[start Rows]

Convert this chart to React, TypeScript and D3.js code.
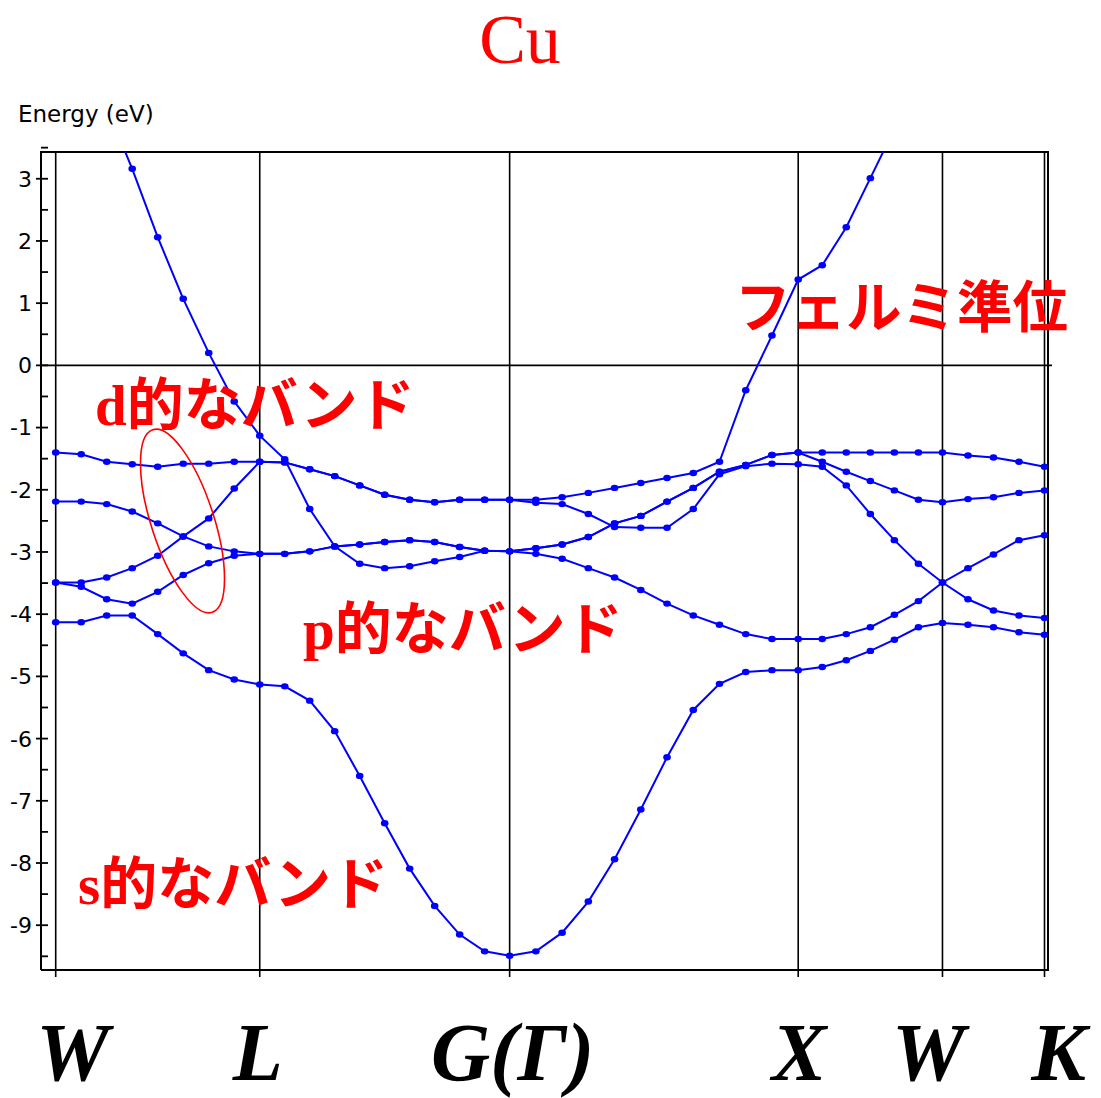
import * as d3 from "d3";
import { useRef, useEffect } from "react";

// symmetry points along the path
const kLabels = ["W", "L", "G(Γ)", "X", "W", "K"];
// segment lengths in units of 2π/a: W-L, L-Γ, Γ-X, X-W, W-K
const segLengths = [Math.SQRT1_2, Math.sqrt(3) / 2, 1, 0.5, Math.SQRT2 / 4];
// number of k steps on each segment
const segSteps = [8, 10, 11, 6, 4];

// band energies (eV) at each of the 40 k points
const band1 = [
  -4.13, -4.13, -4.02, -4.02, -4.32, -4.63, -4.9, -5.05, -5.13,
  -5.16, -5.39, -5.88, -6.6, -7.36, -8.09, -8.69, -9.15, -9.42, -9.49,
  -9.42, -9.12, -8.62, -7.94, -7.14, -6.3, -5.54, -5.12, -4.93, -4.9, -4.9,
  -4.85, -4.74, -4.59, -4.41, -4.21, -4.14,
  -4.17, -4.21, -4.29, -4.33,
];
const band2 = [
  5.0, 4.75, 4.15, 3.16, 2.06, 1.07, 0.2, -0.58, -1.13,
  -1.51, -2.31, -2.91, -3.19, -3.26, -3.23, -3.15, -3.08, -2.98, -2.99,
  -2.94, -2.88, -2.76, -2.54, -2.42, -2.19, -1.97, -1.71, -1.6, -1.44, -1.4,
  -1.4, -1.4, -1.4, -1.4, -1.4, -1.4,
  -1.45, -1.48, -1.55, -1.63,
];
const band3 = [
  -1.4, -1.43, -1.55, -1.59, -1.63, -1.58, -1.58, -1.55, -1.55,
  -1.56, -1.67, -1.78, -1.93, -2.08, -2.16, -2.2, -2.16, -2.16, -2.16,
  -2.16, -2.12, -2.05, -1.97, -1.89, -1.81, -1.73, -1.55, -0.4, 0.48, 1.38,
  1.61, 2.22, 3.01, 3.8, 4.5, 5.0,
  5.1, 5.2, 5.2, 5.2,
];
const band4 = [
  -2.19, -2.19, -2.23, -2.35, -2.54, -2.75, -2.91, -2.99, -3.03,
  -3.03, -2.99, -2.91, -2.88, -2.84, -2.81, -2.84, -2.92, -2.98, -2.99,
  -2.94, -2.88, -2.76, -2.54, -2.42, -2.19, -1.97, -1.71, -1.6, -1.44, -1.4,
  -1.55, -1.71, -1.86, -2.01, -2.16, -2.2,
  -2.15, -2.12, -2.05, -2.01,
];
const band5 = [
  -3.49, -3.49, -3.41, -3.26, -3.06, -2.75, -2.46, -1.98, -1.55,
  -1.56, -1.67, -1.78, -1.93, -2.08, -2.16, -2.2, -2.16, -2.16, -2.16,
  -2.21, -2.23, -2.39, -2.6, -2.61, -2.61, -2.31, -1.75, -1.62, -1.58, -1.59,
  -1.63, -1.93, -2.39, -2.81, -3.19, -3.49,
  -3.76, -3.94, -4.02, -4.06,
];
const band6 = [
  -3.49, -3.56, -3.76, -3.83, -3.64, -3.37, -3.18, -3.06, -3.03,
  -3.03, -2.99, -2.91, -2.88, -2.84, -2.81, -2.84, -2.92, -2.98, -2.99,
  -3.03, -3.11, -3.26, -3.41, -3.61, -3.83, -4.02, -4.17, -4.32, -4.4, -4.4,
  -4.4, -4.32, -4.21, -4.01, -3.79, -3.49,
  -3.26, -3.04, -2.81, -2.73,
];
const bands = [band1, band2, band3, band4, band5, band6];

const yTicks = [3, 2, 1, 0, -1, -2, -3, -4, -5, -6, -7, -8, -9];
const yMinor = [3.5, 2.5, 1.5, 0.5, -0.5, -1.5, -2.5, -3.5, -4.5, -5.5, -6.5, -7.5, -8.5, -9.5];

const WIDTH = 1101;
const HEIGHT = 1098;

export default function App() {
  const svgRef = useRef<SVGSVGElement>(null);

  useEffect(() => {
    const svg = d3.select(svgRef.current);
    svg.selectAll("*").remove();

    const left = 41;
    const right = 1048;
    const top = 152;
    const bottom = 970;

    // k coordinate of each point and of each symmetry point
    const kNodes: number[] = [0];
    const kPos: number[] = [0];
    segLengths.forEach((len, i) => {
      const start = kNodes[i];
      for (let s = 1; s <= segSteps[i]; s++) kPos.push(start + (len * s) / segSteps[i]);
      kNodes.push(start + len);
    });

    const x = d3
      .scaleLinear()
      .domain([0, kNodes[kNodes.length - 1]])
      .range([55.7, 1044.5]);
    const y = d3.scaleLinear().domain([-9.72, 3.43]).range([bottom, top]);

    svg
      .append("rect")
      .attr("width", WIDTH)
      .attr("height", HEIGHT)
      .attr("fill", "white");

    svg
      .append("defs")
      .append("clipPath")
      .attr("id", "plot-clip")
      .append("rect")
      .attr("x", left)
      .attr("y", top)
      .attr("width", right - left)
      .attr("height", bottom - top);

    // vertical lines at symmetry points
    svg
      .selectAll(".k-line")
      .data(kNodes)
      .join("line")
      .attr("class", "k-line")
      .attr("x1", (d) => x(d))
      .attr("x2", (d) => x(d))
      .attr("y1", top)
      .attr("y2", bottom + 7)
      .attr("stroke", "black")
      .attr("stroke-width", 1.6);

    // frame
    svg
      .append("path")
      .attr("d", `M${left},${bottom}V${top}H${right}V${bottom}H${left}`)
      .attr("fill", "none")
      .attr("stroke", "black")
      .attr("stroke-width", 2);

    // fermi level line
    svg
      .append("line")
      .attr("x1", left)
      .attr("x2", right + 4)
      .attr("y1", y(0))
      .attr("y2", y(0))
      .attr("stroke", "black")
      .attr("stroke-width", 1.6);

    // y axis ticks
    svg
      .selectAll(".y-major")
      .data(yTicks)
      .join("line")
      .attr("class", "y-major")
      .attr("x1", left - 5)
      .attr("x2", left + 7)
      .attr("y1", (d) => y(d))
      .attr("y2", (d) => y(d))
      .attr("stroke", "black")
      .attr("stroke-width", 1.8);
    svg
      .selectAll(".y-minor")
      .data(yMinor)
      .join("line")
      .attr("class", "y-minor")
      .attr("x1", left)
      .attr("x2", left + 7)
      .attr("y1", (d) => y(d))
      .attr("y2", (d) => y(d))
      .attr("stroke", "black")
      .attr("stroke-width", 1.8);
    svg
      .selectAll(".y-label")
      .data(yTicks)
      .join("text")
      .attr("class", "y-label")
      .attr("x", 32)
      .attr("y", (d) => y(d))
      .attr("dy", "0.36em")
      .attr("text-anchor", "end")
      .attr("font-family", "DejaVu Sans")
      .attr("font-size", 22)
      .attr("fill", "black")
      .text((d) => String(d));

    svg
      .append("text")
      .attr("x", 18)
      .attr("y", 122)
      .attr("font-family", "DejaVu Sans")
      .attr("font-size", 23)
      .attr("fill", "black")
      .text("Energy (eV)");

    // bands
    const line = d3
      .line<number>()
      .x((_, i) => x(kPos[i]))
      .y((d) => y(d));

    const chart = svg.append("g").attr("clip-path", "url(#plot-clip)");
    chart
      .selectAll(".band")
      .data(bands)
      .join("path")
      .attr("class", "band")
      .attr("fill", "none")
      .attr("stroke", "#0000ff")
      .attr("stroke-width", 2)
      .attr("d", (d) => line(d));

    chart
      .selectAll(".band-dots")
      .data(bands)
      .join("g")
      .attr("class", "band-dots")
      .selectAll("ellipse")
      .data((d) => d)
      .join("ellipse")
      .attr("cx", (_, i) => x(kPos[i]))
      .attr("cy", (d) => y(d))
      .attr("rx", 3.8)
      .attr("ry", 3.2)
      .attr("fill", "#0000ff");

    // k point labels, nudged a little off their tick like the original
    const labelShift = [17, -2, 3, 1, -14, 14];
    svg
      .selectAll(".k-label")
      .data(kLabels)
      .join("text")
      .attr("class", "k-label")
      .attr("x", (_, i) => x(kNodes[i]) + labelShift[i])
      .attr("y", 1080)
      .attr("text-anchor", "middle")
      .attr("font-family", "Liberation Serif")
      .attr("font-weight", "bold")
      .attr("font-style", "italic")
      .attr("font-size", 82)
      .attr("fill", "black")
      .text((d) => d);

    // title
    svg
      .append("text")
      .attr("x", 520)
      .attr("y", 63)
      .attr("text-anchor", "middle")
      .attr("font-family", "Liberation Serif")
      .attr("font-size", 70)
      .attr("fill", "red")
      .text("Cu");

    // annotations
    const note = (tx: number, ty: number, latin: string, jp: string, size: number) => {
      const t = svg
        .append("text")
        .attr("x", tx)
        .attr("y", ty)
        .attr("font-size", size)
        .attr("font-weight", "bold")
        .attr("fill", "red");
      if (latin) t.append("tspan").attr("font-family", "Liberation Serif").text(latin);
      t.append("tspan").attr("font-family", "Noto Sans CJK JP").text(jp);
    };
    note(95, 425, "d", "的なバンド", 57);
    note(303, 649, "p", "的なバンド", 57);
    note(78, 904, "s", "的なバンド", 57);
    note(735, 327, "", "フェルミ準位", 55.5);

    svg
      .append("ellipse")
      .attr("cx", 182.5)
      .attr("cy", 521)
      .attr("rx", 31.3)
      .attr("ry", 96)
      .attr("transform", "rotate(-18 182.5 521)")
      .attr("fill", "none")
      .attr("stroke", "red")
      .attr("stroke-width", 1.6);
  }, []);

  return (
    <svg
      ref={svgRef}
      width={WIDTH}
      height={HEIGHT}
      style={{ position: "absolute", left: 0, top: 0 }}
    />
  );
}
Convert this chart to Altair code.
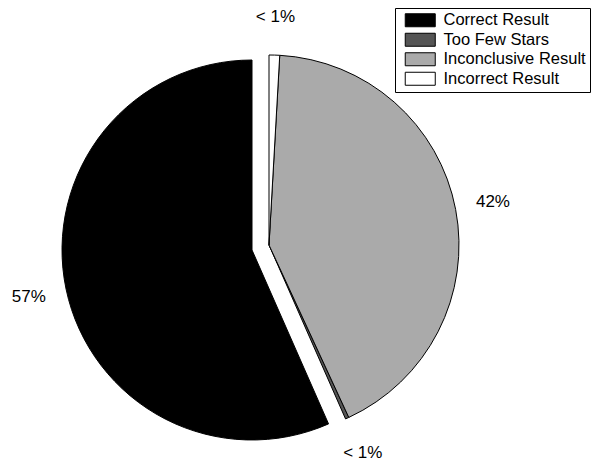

[end Rows]

■ Goal of the exercise
Could the lines from the top of the material through the line with "const segSteps = [8, 10, 11, 6, 4];" be repeated exactly, pictures left out?

■ Task response
Convert this chart to React, TypeScript and D3.js code.
import * as d3 from "d3";
import { useRef, useEffect } from "react";

// symmetry points along the path
const kLabels = ["W", "L", "G(Γ)", "X", "W", "K"];
// segment lengths in units of 2π/a: W-L, L-Γ, Γ-X, X-W, W-K
const segLengths = [Math.SQRT1_2, Math.sqrt(3) / 2, 1, 0.5, Math.SQRT2 / 4];
// number of k steps on each segment
const segSteps = [8, 10, 11, 6, 4];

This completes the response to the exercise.